In ogni caso nell’alta Drava fu pure trovato abbandonato un bimbo di
quattro-cinque anni, che fu curato, adottato e quindi cresciuto da
valligiani dell’Osttirol ed oggi egli è un uomo con figli e nipoti. Si
tratta di Michael Rainer, che ovviamente assunse il cognome della
famiglia dalla quale venne adottato. Mi venne presentato in occasione
ad una delle commemorazioni annuali della tragedia della Drava. Mi
dichiarò di essere diretto testimone dell’azione brutale della consegna
dei cosacchi ai sovietici, scena rimasta indelebile nella sua memoria.
Era il primo giugno 1945 ed egli, assieme ad altri ragazzi, donne e
cosacchi si trovava nel cordone umano creato attorno all’altare, dove
il pope, Vasily Grigoryev, stava celebrando la messa in onore dello zar
Pietro il Grande. Vide coi propri occhi avanzare minacciose, impugnando
le armi, le forze della Brigata ebraica che, in esecuzione all’ordine
britannico della consegna esigevano l’immediata evacuazione. Le stesse
gridavano ordini e a un certo punto presero ad usare il calcio del
fucile a mo’ di clava contro la massa ondeggiante e terrorizzata dei
cosacchi per spingerla, come un gregge, verso il punto di scalo delle
tradotte. Fecero infine uso delle armi. “Taluni ebrei parlavano russo e lituano…”., dichiarò Michael Rainer, prezioso testimone.-
PIER ARRIGO CARNIER
NOTA in data 17 ottobre 2016
Questa storia vera, credetemi, e molto rilevante. In anni molto lontani quando raggiunsi come primo italiano i luoghi della consegna ai sovietici sulla Drava, a località "Peggetz", c' erano trecento e più cosacchi superstiti nelle baracche del lager. Parlai a più riprese con la maggior parte di loro che mi raccontarono le proprie sofferte vicende.
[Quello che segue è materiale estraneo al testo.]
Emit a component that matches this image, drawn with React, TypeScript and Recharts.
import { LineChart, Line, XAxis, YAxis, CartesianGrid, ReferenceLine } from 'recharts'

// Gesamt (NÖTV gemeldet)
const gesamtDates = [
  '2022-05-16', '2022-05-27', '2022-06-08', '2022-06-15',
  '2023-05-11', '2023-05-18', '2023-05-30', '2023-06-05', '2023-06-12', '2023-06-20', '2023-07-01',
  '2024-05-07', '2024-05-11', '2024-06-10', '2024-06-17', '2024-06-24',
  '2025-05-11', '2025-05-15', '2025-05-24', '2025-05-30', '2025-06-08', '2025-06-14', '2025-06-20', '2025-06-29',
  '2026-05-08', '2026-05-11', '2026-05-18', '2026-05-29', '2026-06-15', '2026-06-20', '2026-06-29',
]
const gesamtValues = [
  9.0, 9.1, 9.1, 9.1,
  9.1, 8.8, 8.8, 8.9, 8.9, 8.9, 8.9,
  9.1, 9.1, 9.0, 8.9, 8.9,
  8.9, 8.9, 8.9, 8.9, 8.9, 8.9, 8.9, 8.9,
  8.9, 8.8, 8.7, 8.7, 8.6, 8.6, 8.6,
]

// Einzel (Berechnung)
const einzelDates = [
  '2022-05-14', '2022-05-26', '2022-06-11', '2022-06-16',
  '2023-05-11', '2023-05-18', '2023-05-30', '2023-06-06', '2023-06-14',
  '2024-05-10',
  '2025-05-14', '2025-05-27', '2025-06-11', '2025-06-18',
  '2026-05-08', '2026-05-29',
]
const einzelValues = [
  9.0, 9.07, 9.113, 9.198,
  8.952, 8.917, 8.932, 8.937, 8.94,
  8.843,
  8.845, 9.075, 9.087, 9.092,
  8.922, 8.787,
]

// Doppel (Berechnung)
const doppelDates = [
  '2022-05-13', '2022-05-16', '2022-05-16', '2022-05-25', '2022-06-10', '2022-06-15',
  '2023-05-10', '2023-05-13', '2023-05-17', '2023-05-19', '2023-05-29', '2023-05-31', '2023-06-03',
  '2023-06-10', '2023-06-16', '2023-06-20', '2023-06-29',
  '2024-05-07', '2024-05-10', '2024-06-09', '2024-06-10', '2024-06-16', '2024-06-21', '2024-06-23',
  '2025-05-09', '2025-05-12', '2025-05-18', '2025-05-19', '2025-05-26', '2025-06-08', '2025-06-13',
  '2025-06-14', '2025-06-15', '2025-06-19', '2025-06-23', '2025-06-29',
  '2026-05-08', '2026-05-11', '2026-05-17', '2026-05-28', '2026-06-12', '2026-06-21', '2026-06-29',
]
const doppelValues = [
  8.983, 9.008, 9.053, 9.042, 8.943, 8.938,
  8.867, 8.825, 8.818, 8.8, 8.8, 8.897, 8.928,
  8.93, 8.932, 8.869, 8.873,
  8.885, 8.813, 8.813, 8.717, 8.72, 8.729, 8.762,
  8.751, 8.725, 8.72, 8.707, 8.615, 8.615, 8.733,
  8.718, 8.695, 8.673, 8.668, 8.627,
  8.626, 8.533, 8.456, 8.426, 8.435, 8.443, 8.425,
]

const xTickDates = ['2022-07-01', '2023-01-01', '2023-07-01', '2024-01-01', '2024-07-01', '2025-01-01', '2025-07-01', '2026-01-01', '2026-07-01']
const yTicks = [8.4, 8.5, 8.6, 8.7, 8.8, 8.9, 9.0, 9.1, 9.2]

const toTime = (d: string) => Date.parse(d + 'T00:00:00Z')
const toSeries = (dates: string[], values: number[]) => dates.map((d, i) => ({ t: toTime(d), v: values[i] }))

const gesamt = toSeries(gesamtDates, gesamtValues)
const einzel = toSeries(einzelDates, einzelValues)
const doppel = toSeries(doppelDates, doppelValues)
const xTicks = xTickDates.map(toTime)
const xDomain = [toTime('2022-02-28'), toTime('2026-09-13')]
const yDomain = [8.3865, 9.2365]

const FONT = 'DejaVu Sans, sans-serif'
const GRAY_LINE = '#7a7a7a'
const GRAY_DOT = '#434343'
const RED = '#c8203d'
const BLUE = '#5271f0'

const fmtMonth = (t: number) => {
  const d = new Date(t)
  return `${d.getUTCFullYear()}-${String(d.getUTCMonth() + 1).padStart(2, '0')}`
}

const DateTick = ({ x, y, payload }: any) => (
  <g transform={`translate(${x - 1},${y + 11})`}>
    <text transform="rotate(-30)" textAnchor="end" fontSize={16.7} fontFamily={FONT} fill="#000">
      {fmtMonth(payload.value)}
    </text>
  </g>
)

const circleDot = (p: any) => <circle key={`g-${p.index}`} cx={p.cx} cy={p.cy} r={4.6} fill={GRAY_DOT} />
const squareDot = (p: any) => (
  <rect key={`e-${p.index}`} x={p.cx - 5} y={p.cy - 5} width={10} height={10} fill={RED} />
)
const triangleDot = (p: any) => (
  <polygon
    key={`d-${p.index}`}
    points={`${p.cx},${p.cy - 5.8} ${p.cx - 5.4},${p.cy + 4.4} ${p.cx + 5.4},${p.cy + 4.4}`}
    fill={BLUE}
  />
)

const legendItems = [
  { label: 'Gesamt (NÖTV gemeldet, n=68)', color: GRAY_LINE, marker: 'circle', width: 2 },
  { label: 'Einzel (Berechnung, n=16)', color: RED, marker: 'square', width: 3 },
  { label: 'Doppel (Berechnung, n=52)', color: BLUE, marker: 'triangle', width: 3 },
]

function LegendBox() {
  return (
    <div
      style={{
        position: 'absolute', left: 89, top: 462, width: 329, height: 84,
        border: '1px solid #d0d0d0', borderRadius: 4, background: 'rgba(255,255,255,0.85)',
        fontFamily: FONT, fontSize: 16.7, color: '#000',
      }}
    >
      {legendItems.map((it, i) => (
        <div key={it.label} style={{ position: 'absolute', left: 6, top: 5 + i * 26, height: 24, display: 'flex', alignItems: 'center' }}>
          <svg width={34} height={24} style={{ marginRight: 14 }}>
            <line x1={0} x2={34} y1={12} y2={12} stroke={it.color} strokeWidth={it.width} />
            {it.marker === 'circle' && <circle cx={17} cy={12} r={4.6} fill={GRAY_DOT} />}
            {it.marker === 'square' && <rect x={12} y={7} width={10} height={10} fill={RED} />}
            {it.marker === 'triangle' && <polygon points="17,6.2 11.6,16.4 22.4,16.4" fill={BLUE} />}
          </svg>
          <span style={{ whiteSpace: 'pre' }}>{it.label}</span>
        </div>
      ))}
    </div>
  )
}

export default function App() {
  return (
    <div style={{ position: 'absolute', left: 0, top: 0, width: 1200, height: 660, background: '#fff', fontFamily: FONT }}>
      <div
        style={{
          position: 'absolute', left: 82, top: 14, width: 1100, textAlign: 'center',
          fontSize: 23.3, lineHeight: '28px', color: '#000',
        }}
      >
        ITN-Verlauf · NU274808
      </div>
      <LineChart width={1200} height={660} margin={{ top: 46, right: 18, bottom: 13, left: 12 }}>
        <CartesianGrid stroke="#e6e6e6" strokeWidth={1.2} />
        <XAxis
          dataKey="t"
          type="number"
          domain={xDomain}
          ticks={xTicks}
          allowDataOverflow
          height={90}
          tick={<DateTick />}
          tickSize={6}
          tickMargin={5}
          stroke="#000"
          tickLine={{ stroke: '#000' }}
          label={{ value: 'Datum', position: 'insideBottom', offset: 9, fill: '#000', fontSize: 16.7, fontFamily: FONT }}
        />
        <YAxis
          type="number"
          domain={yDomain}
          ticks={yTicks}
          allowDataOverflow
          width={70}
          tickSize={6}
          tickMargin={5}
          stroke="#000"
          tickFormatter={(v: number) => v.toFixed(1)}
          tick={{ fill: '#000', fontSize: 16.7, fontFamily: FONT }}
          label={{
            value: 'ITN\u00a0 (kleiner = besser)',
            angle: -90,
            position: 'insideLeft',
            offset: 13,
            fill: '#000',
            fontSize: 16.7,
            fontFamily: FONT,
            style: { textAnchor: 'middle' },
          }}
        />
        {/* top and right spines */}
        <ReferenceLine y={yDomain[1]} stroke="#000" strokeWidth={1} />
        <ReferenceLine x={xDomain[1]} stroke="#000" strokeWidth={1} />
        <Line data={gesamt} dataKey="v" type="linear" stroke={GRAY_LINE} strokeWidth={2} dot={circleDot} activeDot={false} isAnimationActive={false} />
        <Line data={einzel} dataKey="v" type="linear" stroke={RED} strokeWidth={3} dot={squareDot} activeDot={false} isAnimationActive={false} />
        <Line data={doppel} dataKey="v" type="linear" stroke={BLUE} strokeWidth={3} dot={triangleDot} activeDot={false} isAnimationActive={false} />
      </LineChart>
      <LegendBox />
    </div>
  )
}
Il Burgermeister (Sindaco) di Lienz apprezzò molto il mio interesse a convocò diversi cosacchi a deporre presso l'Amtgemeinde (Municipio) sulle vicende della consegna, testimonianze che appaiono pubblicate, e vi risulta il timbro del Municipio, nella prima pubblicazione del mio libro "L'Armata Cosacca in Italia 1944-1945" anno 1965 diffusa dal grande editore svizzero De Vecchi che aveva sede a Milano.